Les Etats-Unis qui sont des champions du libéralisme économique quand il est question d’échanges internationaux font de l’interventionnisme dans la politique économique nationale : c’est ainsi qu’il accordent des subventions à certains de leurs acteurs économiques alors qu’ils les critiquent sévèrement chez les autres, en l’occurence chez les Africains. Comment comprendre une telle hypocrisie qui réduit à la misère de nombreux agriculteurs africains ? Quand le président Nicolas Sarkozy participe, au Trocadéro, aux manifestations qu’organisent plus de 20 000 associations à l’occasion de la Journée mondiale du 17 octobre, qui peut oublier ses idées sur l’immigration qui ne vont pas, c’est le moins qu’on puisse dire, dans le sens de la charité ? La paupérisation des pays africains ne s’explique pas du tout par l’inaptitude culturelle des Africains à s’inscrire dans la logique du développement. Oublie-t-on le poids de la dette dont l’action nocive est telle que l’on a pu parler de développement des pays développés par les pays dits sous-développés ?

Répétons-le donc : la lutte contre la misère est un chantier immense.
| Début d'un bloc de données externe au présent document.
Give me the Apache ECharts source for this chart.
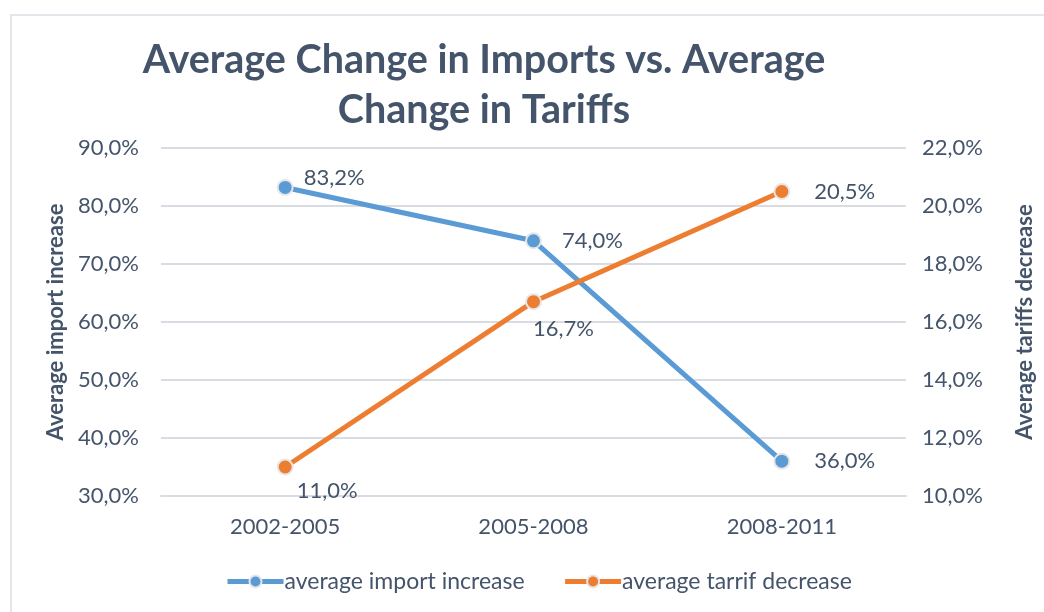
<!DOCTYPE html>
<html>
<head>
<meta charset="utf-8">
<script src="https://cdn.jsdelivr.net/npm/echarts@6/dist/echarts.min.js"></script>
<style>
  html, body { margin: 0; padding: 0; background: #ffffff; }
  #frame { position: absolute; left: 10px; top: 14px; width: 1040px; height: 610px; border: 2px solid #e3e7ec; box-sizing: border-box; }
  #chart { position: absolute; left: 0; top: 0; width: 1044px; height: 612px; }
</style>
</head>
<body>
<div id="frame"></div>
<div id="chart"></div>
<script>
// Periods on the x axis
const periods = ['2002-2005', '2005-2008', '2008-2011'];
// Average import increase (%), left axis
const importIncrease = [83.2, 74.0, 36.0];
// Average tariff decrease (%), right axis
const tariffDecrease = [11.0, 16.7, 20.5];

const TEXT = '#44546a';
const FONT = 'Lato';
const pct = v => v.toFixed(1).replace('.', ',') + '%';

const chart = echarts.init(document.getElementById('chart'), null, { renderer: 'canvas' });

// label placement for each point of the two series
const importLabels = [
  { position: 'right', distance: 10, offset: [0, -10] },
  { position: 'right', distance: 20 },
  { position: 'right', distance: 24 }
];
const tariffLabels = [
  { position: 'bottom', distance: 4, offset: [42, 0] },
  { position: 'bottom', distance: 8, offset: [30, 0] },
  { position: 'right', distance: 24 }
];

chart.setOption({
  backgroundColor: 'transparent',
  animation: false,
  textStyle: { fontFamily: FONT, color: TEXT },
  title: {
    text: 'Average Change in Imports vs. Average\nChange in Tariffs',
    left: 479,
    top: 30,
    textAlign: 'center',
    textStyle: { fontFamily: FONT, fontWeight: 'bold', fontSize: 39.5, color: TEXT, lineHeight: 50 }
  },
  legend: {
    bottom: 19,
    left: 225,
    padding: 0,
    itemWidth: 56,
    itemHeight: 15,
    itemGap: 38,
    lineStyle: { width: 5 },
    textStyle: { fontFamily: FONT, fontSize: 23, color: TEXT, padding: [0, 0, 0, -4] },
    data: ['average import increase', 'average tarrif decrease']
  },
  grid: { left: 161, right: 124, top: 148, bottom: 116, containLabel: false },
  xAxis: {
    type: 'category',
    data: periods,
    boundaryGap: true,
    axisLine: { show: true, lineStyle: { color: '#d9dde3', width: 2 } },
    axisTick: { show: false },
    axisLabel: { fontFamily: FONT, fontSize: 22, color: TEXT, margin: 20 }
  },
  yAxis: [
    {
      type: 'value',
      min: 30, max: 90, interval: 10,
      name: 'Average import increase',
      nameLocation: 'middle',
      nameGap: 90,
      nameRotate: 90,
      nameTextStyle: { fontFamily: FONT, fontWeight: 'bold', fontSize: 22, color: TEXT },
      axisLine: { show: false },
      axisTick: { show: false },
      splitLine: { lineStyle: { color: '#d9dde3', width: 2 } },
      axisLabel: { fontFamily: FONT, fontSize: 22, color: TEXT, margin: 22, formatter: v => pct(v) }
    },
    {
      type: 'value',
      min: 10, max: 22, interval: 2,
      name: 'Average tariffs decrease',
      nameLocation: 'middle',
      nameGap: 108,
      nameRotate: 90,
      nameTextStyle: { fontFamily: FONT, fontWeight: 'bold', fontSize: 22, color: TEXT },
      axisLine: { show: false },
      axisTick: { show: false },
      splitLine: { show: false },
      axisLabel: { fontFamily: FONT, fontSize: 22, color: TEXT, margin: 16, formatter: v => pct(v) }
    }
  ],
  series: [
    {
      name: 'average import increase',
      type: 'line',
      yAxisIndex: 0,
      data: importIncrease.map((v, i) => ({ value: v, label: importLabels[i] })),
      symbol: 'circle',
      symbolSize: 15,
      lineStyle: { color: '#5b9bd5', width: 5 },
      itemStyle: { color: '#5b9bd5', borderColor: '#e6e6e6', borderWidth: 2 },
      label: {
        show: true,
        fontFamily: FONT, fontSize: 22, color: TEXT,
        formatter: p => pct(p.value)
      }
    },
    {
      name: 'average tarrif decrease',
      type: 'line',
      yAxisIndex: 1,
      data: tariffDecrease.map((v, i) => ({ value: v, label: tariffLabels[i] })),
      symbol: 'circle',
      symbolSize: 15,
      lineStyle: { color: '#ed7d31', width: 5 },
      itemStyle: { color: '#ed7d31', borderColor: '#e6e6e6', borderWidth: 2 },
      label: {
        show: true,
        fontFamily: FONT, fontSize: 22, color: TEXT,
        formatter: p => pct(p.value)
      }
    }
  ]
});
</script>
</body>
</html>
Elle nécessite l’engagement des autorités publiques, seules à même d’opérer les changements profonds. Les Etats africains doivent prendre le problème à bras le corps, combattre la corruption et l’impunité, travailler à la justice sociale ; ils doivent élaborer des politiques de développement éclairées par une vision prospective. Ils doivent aussi développer la coopération Sud-Sud, au lieu de toujours se tourner vers le Nord dont les cadeaux peuvent être empoisonnés. Les Etats occidentaux doivent appuyer les schémas-directeurs que chaque pays du Tiers-monde élabore pour un développement endogène et harmonieux. Il ne s’agit pas de donner de l’argent mais de créer et de développer les conditions qui permettent aux gens de se prendre en charge eux-mêmes.